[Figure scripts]
--------------------------------

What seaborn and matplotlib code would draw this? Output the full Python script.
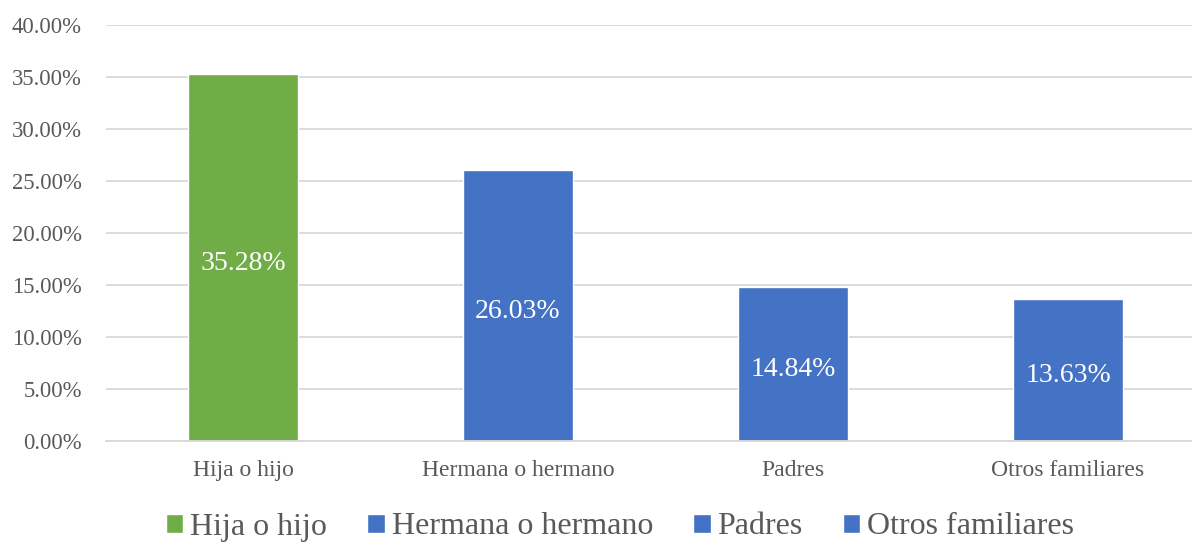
import matplotlib
matplotlib.use("Agg")
import matplotlib.pyplot as plt
import seaborn as sns
import pandas as pd

# Data
categorias = ["Hija o hijo", "Hermana o hermano", "Padres", "Otros familiares"]
porcentajes = [35.28, 26.03, 14.84, 13.63]
colores = ["#70AD47", "#4472C4", "#4472C4", "#4472C4"]
yticks = [0, 5, 10, 15, 20, 25, 30, 35, 40]

df = pd.DataFrame({"categoria": categorias, "pct": porcentajes})

sns.set_style("white")
plt.rcParams["font.family"] = ["Liberation Serif", "DejaVu Serif"]
gris = "#595959"

fig = plt.figure(figsize=(11.92, 5.42), dpi=100)
# plot area is wider than the picture (cropped on the right like the original)
ax = fig.add_axes([105.5 / 1192, 1 - 441 / 542, 1100 / 1192, 416 / 542])

sns.barplot(data=df, x="categoria", y="pct", hue="categoria",
            palette=colores, width=0.4, legend=True, ax=ax, saturation=1)

ax.set_xlim(-0.5, 3.5)
ax.set_ylim(0, 40)
ax.set_yticks(yticks)
ax.set_yticklabels([f"{t:.2f}%" for t in yticks])
ax.yaxis.grid(True, color="#D9D9D9", linewidth=1.3)
ax.set_axisbelow(True)
for s in ["top", "right", "left"]:
    ax.spines[s].set_visible(False)
ax.spines["bottom"].set_color("#D9D9D9")
ax.spines["bottom"].set_linewidth(1.3)
ax.tick_params(axis="y", length=0, pad=17, labelsize=16.3, labelcolor=gris)
ax.tick_params(axis="x", length=0, pad=14, labelsize=17, labelcolor=gris)
ax.set_xlabel("")
ax.set_ylabel("")

# data labels (a bit below the bar middle, like the original)
for cont in ax.containers:
    anns = ax.bar_label(cont, labels=[f"{v:.2f}%" for v in cont.datavalues],
                        label_type="center", color="white", fontsize=20)
    for a in anns:
        a.xyann = (0, -4)

handles, labels = ax.get_legend_handles_labels()
ax.get_legend().remove()
fig.legend(handles, labels, loc="center", bbox_to_anchor=(620 / 1192, 1 - 527 / 542),
           ncol=4, frameon=False, fontsize=23, handlelength=0.55, handleheight=0.55,
           handletextpad=0.22, columnspacing=1.25, labelcolor=gris)

fig.savefig("out.png", dpi=100)
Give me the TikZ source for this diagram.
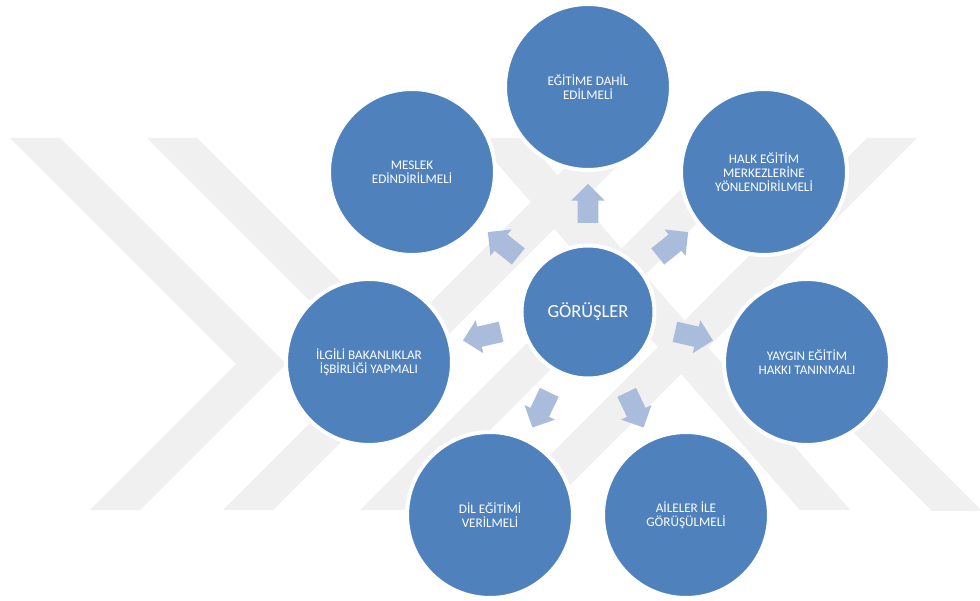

--------------------------------

## What you need to do
With the pictures omitted, reproduce the records in full and exactly.

## Final result
What seaborn and matplotlib code would draw this? Output the full Python script.
import matplotlib
matplotlib.use("Agg")
import matplotlib.pyplot as plt
import seaborn as sns
import pandas as pd

# Data
categorias = ["Hija o hijo", "Hermana o hermano", "Padres", "Otros familiares"]
porcentajes = [35.28, 26.03, 14.84, 13.63]
colores = ["#70AD47", "#4472C4", "#4472C4", "#4472C4"]
yticks = [0, 5, 10, 15, 20, 25, 30, 35, 40]

df = pd.DataFrame({"categoria": categorias, "pct": porcentajes})

sns.set_style("white")
plt.rcParams["font.family"] = ["Liberation Serif", "DejaVu Serif"]
gris = "#595959"

fig = plt.figure(figsize=(11.92, 5.42), dpi=100)
# plot area is wider than the picture (cropped on the right like the original)
ax = fig.add_axes([105.5 / 1192, 1 - 441 / 542, 1100 / 1192, 416 / 542])

sns.barplot(data=df, x="categoria", y="pct", hue="categoria",
            palette=colores, width=0.4, legend=True, ax=ax, saturation=1)

ax.set_xlim(-0.5, 3.5)
ax.set_ylim(0, 40)
ax.set_yticks(yticks)
ax.set_yticklabels([f"{t:.2f}%" for t in yticks])
ax.yaxis.grid(True, color="#D9D9D9", linewidth=1.3)
ax.set_axisbelow(True)
for s in ["top", "right", "left"]:
    ax.spines[s].set_visible(False)
ax.spines["bottom"].set_color("#D9D9D9")
ax.spines["bottom"].set_linewidth(1.3)
ax.tick_params(axis="y", length=0, pad=17, labelsize=16.3, labelcolor=gris)
ax.tick_params(axis="x", length=0, pad=14, labelsize=17, labelcolor=gris)
ax.set_xlabel("")
ax.set_ylabel("")

# data labels (a bit below the bar middle, like the original)
for cont in ax.containers:
    anns = ax.bar_label(cont, labels=[f"{v:.2f}%" for v in cont.datavalues],
                        label_type="center", color="white", fontsize=20)
    for a in anns:
        a.xyann = (0, -4)

handles, labels = ax.get_legend_handles_labels()
ax.get_legend().remove()
fig.legend(handles, labels, loc="center", bbox_to_anchor=(620 / 1192, 1 - 527 / 542),
           ncol=4, frameon=False, fontsize=23, handlelength=0.55, handleheight=0.55,
           handletextpad=0.22, columnspacing=1.25, labelcolor=gris)

fig.savefig("out.png", dpi=100)
Give me the TikZ source for this diagram.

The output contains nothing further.